- **Given request**
Word for word, transcribe the lines below and drop the pictures.

- **Given material**
* Begin *

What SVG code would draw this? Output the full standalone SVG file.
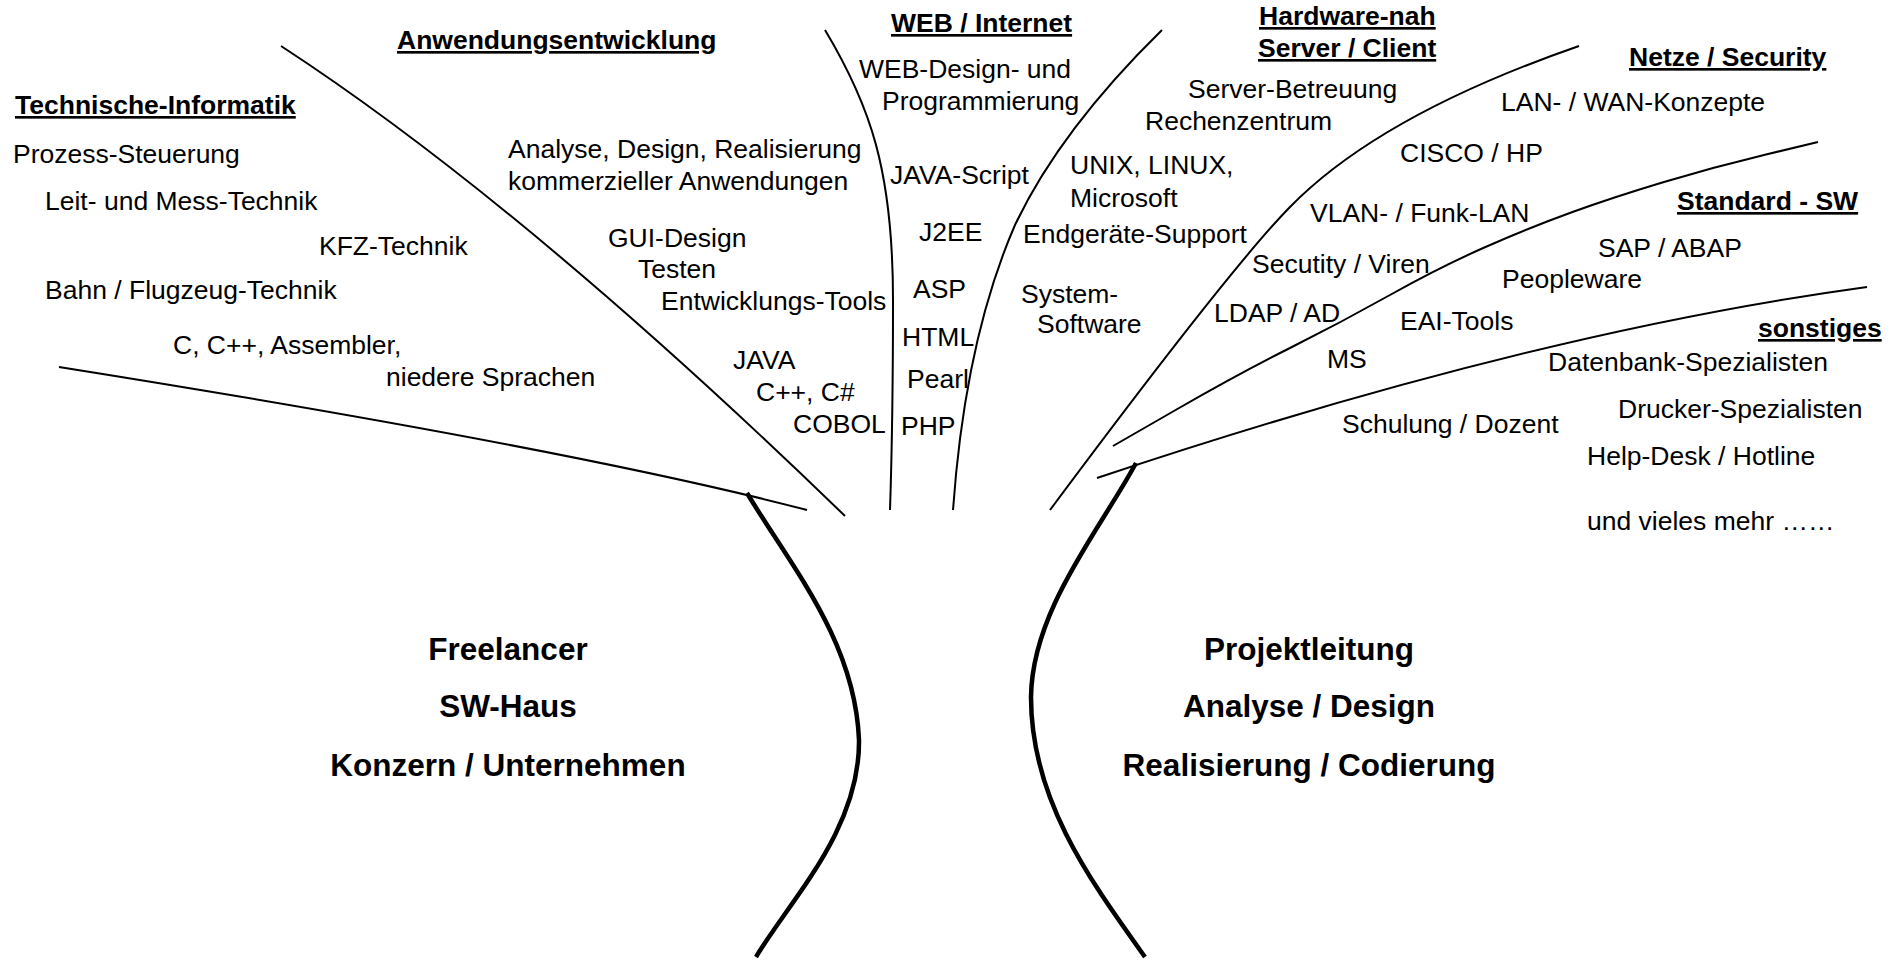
<svg xmlns="http://www.w3.org/2000/svg" width="1901" height="960" viewBox="0 0 1901 960">
<style>
text{font-family:"Liberation Sans",Arial,Helvetica,sans-serif;font-size:26.5px;fill:#000}
.h{font-weight:bold;text-decoration:underline}
.b{font-weight:bold;font-size:31.5px;text-anchor:middle}
.ln{fill:none;stroke:#000;stroke-width:2}
.tr{fill:none;stroke:#000;stroke-width:4.5}
</style>
<rect width="1901" height="960" fill="#fff"/>
<g id="connectors">
<path class="ln" d="M59,367 Q574,449 807,510"/>
<path class="ln" d="M281,46 Q522,203 845,516"/>
<path class="ln" d="M825,30 C870,105 893,170 893,300 Q893,420 890,510"/>
<path class="ln" d="M1162,30 Q1060,130 1015,225 Q965,340 953,510"/>
<path class="ln" d="M1579,46 Q1380,115 1290,207 Q1231,267 1050,510"/>
<path class="ln" d="M1113,446 L1176.5,409.5 Q1240,373 1290,348 Q1340,323 1390,295 Q1440,267 1485.5,247 Q1531,227 1572.5,212 Q1614,197 1664,182 Q1714,167 1766,154.5 L1818,142"/>
<path class="ln" d="M1097,478 Q1530,333 1867,287"/>
<path class="tr" d="M747,493 C790,565 855,640 859,740 C860,830 790,900 756,957"/>
<path class="tr" d="M1136,463 C1100,530 1032,610 1031,697 C1031,800 1090,880 1145,957"/>
</g>
<g id="technische-informatik">
<text class="h" x="15" y="114">Technische-Informatik</text>
<text x="13" y="163">Prozess-Steuerung</text>
<text x="45" y="210">Leit- und Mess-Technik</text>
<text x="319" y="255">KFZ-Technik</text>
<text x="45" y="299">Bahn / Flugzeug-Technik</text>
<text x="173" y="354">C, C++, Assembler,</text>
<text x="386" y="386">niedere Sprachen</text>
</g>
<g id="anwendungsentwicklung">
<text class="h" x="397" y="49">Anwendungsentwicklung</text>
<text x="508" y="158">Analyse, Design, Realisierung</text>
<text x="508" y="190">kommerzieller Anwendungen</text>
<text x="608" y="247">GUI-Design</text>
<text x="638" y="278">Testen</text>
<text x="661" y="310">Entwicklungs-Tools</text>
<text x="733" y="369">JAVA</text>
<text x="756" y="401">C++, C#</text>
<text x="793" y="433">COBOL</text>
</g>
<g id="web-internet">
<text class="h" x="891" y="32">WEB / Internet</text>
<text x="859" y="78">WEB-Design- und</text>
<text x="882" y="110">Programmierung</text>
<text x="890" y="184">JAVA-Script</text>
<text x="919" y="241">J2EE</text>
<text x="913" y="298">ASP</text>
<text x="902" y="346">HTML</text>
<text x="907" y="388">Pearl</text>
<text x="901" y="435">PHP</text>
</g>
<g id="hardware-nah">
<text class="h" x="1259" y="25">Hardware-nah</text>
<text class="h" x="1258" y="57">Server / Client</text>
<text x="1188" y="98">Server-Betreuung</text>
<text x="1145" y="130">Rechenzentrum</text>
<text x="1070" y="174">UNIX, LINUX,</text>
<text x="1070" y="207">Microsoft</text>
<text x="1023" y="243">Endgeräte-Support</text>
<text x="1021" y="303">System-</text>
<text x="1037" y="333">Software</text>
</g>
<g id="netze-security">
<text class="h" x="1629" y="66">Netze / Security</text>
<text x="1501" y="111">LAN- / WAN-Konzepte</text>
<text x="1400" y="162">CISCO / HP</text>
<text x="1310" y="222">VLAN- / Funk-LAN</text>
<text x="1252" y="273">Secutity / Viren</text>
<text x="1214" y="322">LDAP / AD</text>
</g>
<g id="standard-sw">
<text class="h" x="1677" y="210">Standard - SW</text>
<text x="1598" y="257">SAP / ABAP</text>
<text x="1502" y="288">Peopleware</text>
<text x="1400" y="330">EAI-Tools</text>
<text x="1327" y="368">MS</text>
</g>
<g id="sonstiges">
<text class="h" x="1758" y="337">sonstiges</text>
<text x="1548" y="371">Datenbank-Spezialisten</text>
<text x="1618" y="418">Drucker-Spezialisten</text>
<text x="1587" y="465">Help-Desk / Hotline</text>
<text x="1342" y="433">Schulung / Dozent</text>
<text x="1587" y="530">und vieles mehr ……</text>
</g>
<g id="arbeitgeber">
<text class="b" x="508" y="660">Freelancer</text>
<text class="b" x="508" y="717">SW-Haus</text>
<text class="b" x="508" y="776">Konzern / Unternehmen</text>
</g>
<g id="taetigkeiten">
<text class="b" x="1309" y="660">Projektleitung</text>
<text class="b" x="1309" y="717">Analyse / Design</text>
<text class="b" x="1309" y="776">Realisierung / Codierung</text>
</g>
</svg>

* End *

- **Task answer**
What SVG code would draw this? Output the full standalone SVG file.
<svg xmlns="http://www.w3.org/2000/svg" width="1901" height="960" viewBox="0 0 1901 960">
<style>
text{font-family:"Liberation Sans",Arial,Helvetica,sans-serif;font-size:26.5px;fill:#000}
.h{font-weight:bold;text-decoration:underline}
.b{font-weight:bold;font-size:31.5px;text-anchor:middle}
.ln{fill:none;stroke:#000;stroke-width:2}
.tr{fill:none;stroke:#000;stroke-width:4.5}
</style>
<rect width="1901" height="960" fill="#fff"/>
<g id="connectors">
<path class="ln" d="M59,367 Q574,449 807,510"/>
<path class="ln" d="M281,46 Q522,203 845,516"/>
<path class="ln" d="M825,30 C870,105 893,170 893,300 Q893,420 890,510"/>
<path class="ln" d="M1162,30 Q1060,130 1015,225 Q965,340 953,510"/>
<path class="ln" d="M1579,46 Q1380,115 1290,207 Q1231,267 1050,510"/>
<path class="ln" d="M1113,446 L1176.5,409.5 Q1240,373 1290,348 Q1340,323 1390,295 Q1440,267 1485.5,247 Q1531,227 1572.5,212 Q1614,197 1664,182 Q1714,167 1766,154.5 L1818,142"/>
<path class="ln" d="M1097,478 Q1530,333 1867,287"/>
<path class="tr" d="M747,493 C790,565 855,640 859,740 C860,830 790,900 756,957"/>
<path class="tr" d="M1136,463 C1100,530 1032,610 1031,697 C1031,800 1090,880 1145,957"/>
</g>
<g id="technische-informatik">
<text class="h" x="15" y="114">Technische-Informatik</text>
<text x="13" y="163">Prozess-Steuerung</text>
<text x="45" y="210">Leit- und Mess-Technik</text>
<text x="319" y="255">KFZ-Technik</text>
<text x="45" y="299">Bahn / Flugzeug-Technik</text>
<text x="173" y="354">C, C++, Assembler,</text>
<text x="386" y="386">niedere Sprachen</text>
</g>
<g id="anwendungsentwicklung">
<text class="h" x="397" y="49">Anwendungsentwicklung</text>
<text x="508" y="158">Analyse, Design, Realisierung</text>
<text x="508" y="190">kommerzieller Anwendungen</text>
<text x="608" y="247">GUI-Design</text>
<text x="638" y="278">Testen</text>
<text x="661" y="310">Entwicklungs-Tools</text>
<text x="733" y="369">JAVA</text>
<text x="756" y="401">C++, C#</text>
<text x="793" y="433">COBOL</text>
</g>
<g id="web-internet">
<text class="h" x="891" y="32">WEB / Internet</text>
<text x="859" y="78">WEB-Design- und</text>
<text x="882" y="110">Programmierung</text>
<text x="890" y="184">JAVA-Script</text>
<text x="919" y="241">J2EE</text>
<text x="913" y="298">ASP</text>
<text x="902" y="346">HTML</text>
<text x="907" y="388">Pearl</text>
<text x="901" y="435">PHP</text>
</g>
<g id="hardware-nah">
<text class="h" x="1259" y="25">Hardware-nah</text>
<text class="h" x="1258" y="57">Server / Client</text>
<text x="1188" y="98">Server-Betreuung</text>
<text x="1145" y="130">Rechenzentrum</text>
<text x="1070" y="174">UNIX, LINUX,</text>
<text x="1070" y="207">Microsoft</text>
<text x="1023" y="243">Endgeräte-Support</text>
<text x="1021" y="303">System-</text>
<text x="1037" y="333">Software</text>
</g>
<g id="netze-security">
<text class="h" x="1629" y="66">Netze / Security</text>
<text x="1501" y="111">LAN- / WAN-Konzepte</text>
<text x="1400" y="162">CISCO / HP</text>
<text x="1310" y="222">VLAN- / Funk-LAN</text>
<text x="1252" y="273">Secutity / Viren</text>
<text x="1214" y="322">LDAP / AD</text>
</g>
<g id="standard-sw">
<text class="h" x="1677" y="210">Standard - SW</text>
<text x="1598" y="257">SAP / ABAP</text>
<text x="1502" y="288">Peopleware</text>
<text x="1400" y="330">EAI-Tools</text>
<text x="1327" y="368">MS</text>
</g>
<g id="sonstiges">
<text class="h" x="1758" y="337">sonstiges</text>
<text x="1548" y="371">Datenbank-Spezialisten</text>
<text x="1618" y="418">Drucker-Spezialisten</text>
<text x="1587" y="465">Help-Desk / Hotline</text>
<text x="1342" y="433">Schulung / Dozent</text>
<text x="1587" y="530">und vieles mehr ……</text>
</g>
<g id="arbeitgeber">
<text class="b" x="508" y="660">Freelancer</text>
<text class="b" x="508" y="717">SW-Haus</text>
<text class="b" x="508" y="776">Konzern / Unternehmen</text>
</g>
<g id="taetigkeiten">
<text class="b" x="1309" y="660">Projektleitung</text>
<text class="b" x="1309" y="717">Analyse / Design</text>
<text class="b" x="1309" y="776">Realisierung / Codierung</text>
</g>
</svg>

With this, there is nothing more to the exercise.